La police a interpellé dimanche plus de 4.800 personnes en Russie lors d'une nouvelle journée de manifestations pour exiger la libération de l'opposant Alexeï Navalny. Les États-Unis et l'Union européenne ont aussitôt condamné ces arrestations.
La police russe a procédé dimanche à plus de 4.800 interpellations et bloqué le centre de plusieurs villes, dont Moscou, au cours de nouvelles manifestations exigeant la libération de l'opposant Alexeï Navalny. Ces arrestations ont été immédiatement condamnées par les Etats-Unis, l'Union européenne et le Canada.
Le secrétaire d'Etat américain Antony Blinken regretté les "tactiques brutales" de la police contre des "manifestants pacifiques", la diplomatie russe dénonçant quant à elle l'"ingérence grossière" des Etats-Unis dans ses "affaires intérieures".
Le chef de la diplomatie de l'UE, Josep Borrell, a "déploré les interpellations massives" et "l'usage disproportionné de la force" contre les manifestants et les journalistes. "Les gens doivent avoir la possibilité d'exercer le droit de manifester sans crainte de répressions", a-t-il déclaré sur Twitter. "Nous exhortons la Russie à libérer les personnes détenues, à respecter ses engagements internationaux et à protéger la liberté de la presse", a réagi le chef de la diplomatie canadienne Marc Garneau dans un tweet.
Le centre de Moscou bouclé
Dans la capitale russe, recouverte par une fine couche de neige, manifestants et policiers antiémeutes présents en masse ont joué au chat et à la souris toute la journée de dimanche, au rythme des consignes édictées sur les réseaux sociaux par l'équipe d'Alexeï Navalny. Le centre de Moscou a été totalement bouclé, à commencer par la place de la Loubianka, où se trouve le siège des services de sécurité (FSB), devant lequel les protestataires espéraient à l'origine se rassembler.
Face aux barrages de la police, qui a aussi fermé plusieurs stations de métro, ils ont préféré se diriger vers le centre de détention dans lequel est emprisonné Alexeï Navalny, mais sans y parvenir pour la plupart, avant de rejoindre à nouveau le centre-ville. Les journalistes de l'AFP ont vu des milliers de manifestants défiler en plein coeur de Moscou en scandant "Poutine est un voleur !" ou encore "Liberté !", bien que leur nombre exact soit difficile à évaluer en raison du désordre ambiant.
"Nous leur avons montré à quel point nous étions nombreux"
En début de soirée, l'équipe d'Alexeï Navalny a annoncé la fin de la manifestation à Moscou. "Nous leur avons montré à quel point nous étions nombreux !", a-t-elle lâché sur Telegram, appelant les partisans de l'opposant à aller le soutenir au moment de sa comparution devant un tribunal mardi.
D'après l'organisation OVD-Info, spécialisée dans le suivi des manifestations, au moins 4.818 personnes ont été interpellées dans 85 villes, mais principalement à Moscou (1.515) et Saint-Pétersbourg (1.097).
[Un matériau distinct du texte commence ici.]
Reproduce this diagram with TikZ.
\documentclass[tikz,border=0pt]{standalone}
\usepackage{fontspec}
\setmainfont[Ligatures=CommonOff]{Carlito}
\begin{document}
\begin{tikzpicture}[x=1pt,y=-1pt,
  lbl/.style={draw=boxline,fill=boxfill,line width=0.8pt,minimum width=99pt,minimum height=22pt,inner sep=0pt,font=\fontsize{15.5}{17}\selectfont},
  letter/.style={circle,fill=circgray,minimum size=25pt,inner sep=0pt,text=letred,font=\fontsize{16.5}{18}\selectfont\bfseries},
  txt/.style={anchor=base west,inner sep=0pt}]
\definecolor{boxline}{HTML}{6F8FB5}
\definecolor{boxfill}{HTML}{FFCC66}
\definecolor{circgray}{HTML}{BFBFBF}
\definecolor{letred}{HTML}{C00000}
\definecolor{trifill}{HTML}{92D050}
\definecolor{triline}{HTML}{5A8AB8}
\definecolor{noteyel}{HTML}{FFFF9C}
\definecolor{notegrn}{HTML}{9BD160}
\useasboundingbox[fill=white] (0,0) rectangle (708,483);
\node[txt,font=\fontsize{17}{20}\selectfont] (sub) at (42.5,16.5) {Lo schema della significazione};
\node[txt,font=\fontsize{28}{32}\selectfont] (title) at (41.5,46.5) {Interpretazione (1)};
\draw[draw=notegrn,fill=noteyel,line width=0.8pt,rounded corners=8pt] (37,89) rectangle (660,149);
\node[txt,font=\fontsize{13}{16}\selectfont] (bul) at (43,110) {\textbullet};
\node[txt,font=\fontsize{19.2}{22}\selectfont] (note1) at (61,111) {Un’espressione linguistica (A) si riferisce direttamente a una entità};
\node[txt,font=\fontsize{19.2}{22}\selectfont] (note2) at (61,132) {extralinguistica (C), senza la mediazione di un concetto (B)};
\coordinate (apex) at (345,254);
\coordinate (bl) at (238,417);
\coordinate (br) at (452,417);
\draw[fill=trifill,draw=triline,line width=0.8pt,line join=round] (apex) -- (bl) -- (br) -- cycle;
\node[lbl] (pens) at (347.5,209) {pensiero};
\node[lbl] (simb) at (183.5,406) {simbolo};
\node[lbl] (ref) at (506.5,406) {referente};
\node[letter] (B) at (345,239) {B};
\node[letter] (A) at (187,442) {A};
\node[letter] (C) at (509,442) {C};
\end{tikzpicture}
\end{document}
Samedi dernier au cours des précédents rassemblements, plus de 4.000 personnes avaient été arrêtées et une vingtaine d'affaires pénales ouvertes. La femme d'Alexeï Navalny, Ioulia Navalnaïa, a notamment été interpellée par la police avant d'être relâchée quelques heures plus tard.
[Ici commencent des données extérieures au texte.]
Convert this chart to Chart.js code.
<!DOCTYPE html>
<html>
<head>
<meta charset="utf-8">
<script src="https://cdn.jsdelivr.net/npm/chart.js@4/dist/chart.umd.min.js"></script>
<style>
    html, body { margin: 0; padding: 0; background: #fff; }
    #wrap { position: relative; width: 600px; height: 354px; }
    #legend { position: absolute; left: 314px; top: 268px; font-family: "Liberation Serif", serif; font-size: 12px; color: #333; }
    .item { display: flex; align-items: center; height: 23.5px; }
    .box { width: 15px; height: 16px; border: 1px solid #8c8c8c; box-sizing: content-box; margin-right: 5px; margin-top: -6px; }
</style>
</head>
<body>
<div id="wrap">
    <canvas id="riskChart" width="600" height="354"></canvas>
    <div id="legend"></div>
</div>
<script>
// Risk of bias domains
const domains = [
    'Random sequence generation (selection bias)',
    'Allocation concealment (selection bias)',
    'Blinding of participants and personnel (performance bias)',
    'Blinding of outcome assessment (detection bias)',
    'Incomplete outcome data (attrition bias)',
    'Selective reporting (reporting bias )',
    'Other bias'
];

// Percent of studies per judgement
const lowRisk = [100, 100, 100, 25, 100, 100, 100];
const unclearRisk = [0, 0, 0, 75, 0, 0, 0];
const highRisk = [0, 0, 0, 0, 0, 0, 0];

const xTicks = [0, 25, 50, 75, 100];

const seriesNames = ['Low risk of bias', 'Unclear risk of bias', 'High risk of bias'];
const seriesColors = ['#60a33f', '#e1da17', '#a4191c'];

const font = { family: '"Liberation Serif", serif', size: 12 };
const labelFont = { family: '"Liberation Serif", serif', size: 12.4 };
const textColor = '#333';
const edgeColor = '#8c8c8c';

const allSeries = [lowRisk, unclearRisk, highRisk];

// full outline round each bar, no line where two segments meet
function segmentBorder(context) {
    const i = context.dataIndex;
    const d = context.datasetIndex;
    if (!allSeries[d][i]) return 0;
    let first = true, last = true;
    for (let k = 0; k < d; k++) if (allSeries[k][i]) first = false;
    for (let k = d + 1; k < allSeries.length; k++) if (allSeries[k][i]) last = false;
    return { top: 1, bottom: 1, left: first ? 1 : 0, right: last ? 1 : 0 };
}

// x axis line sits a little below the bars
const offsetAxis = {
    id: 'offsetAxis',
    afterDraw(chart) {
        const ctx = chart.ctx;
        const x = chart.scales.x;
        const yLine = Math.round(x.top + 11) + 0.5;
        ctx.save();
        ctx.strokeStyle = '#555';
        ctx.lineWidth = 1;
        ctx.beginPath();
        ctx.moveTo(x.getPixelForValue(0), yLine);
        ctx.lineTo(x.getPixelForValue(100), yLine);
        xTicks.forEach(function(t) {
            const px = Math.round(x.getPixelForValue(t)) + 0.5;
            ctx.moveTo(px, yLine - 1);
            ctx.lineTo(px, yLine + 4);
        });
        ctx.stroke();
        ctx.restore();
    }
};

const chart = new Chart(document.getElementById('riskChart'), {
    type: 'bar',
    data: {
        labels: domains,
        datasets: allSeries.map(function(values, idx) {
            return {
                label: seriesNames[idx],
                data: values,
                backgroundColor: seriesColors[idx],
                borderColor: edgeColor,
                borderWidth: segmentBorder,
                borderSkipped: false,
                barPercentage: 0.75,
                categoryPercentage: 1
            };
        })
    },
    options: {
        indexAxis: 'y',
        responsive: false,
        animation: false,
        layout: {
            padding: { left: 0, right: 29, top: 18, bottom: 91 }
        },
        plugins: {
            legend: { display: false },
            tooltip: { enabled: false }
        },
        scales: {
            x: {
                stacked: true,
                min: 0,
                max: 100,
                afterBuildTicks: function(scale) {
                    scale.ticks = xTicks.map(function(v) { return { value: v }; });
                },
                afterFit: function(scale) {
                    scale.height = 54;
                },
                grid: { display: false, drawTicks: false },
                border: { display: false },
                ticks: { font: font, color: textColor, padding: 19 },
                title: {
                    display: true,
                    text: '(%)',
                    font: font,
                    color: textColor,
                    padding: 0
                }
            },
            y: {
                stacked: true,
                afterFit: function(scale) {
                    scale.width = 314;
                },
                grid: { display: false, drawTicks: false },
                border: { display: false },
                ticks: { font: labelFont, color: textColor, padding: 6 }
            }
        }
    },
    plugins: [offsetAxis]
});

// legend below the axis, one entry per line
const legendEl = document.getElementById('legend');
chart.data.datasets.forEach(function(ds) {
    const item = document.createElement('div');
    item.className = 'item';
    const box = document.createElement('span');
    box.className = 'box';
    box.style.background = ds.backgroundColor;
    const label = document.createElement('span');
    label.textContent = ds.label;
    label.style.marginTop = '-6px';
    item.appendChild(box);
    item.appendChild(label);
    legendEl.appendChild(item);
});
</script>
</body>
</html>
Selon l'union des journalistes russes, au moins 60 membres de la presse ont été arrêtés. A Saint-Pétersbourg, une autre place forte de l'opposition, près de 3.000 personnes rassemblées sur une place du centre-ville ont été dispersées par les forces antiémeutes. En Sibérie, à Novossibirsk, la troisième agglomération de Russie, le média indépendant Taïga a évalué à plus de 5.000 le nombre des protestataires, l'un des plus importants rassemblements antigouvernementaux de ces dernières années.
Navalny visé par plusieurs procédures judiciaires
Alexeï Navalny est la cible de multiples procédures judiciaires, qu'il considère comme ayant un caractère politique. Les actions de protestations sont aussi alimentées par la diffusion d'une enquête de son équipe accusant le président Vladimir Poutine de bénéficier d'un immense "palais" sur les rives de la mer Noire, ce que l'intéressé dément.
Militant anticorruption et ennemi juré du Kremlin, Alexeï Navalny, 44 ans, est retourné en Russie le 17 janvier après des mois de convalescence en Allemagne pour un empoisonnement présumé dont il accuse Vladimir Poutine et les services de sécurité russes d'être les responsables.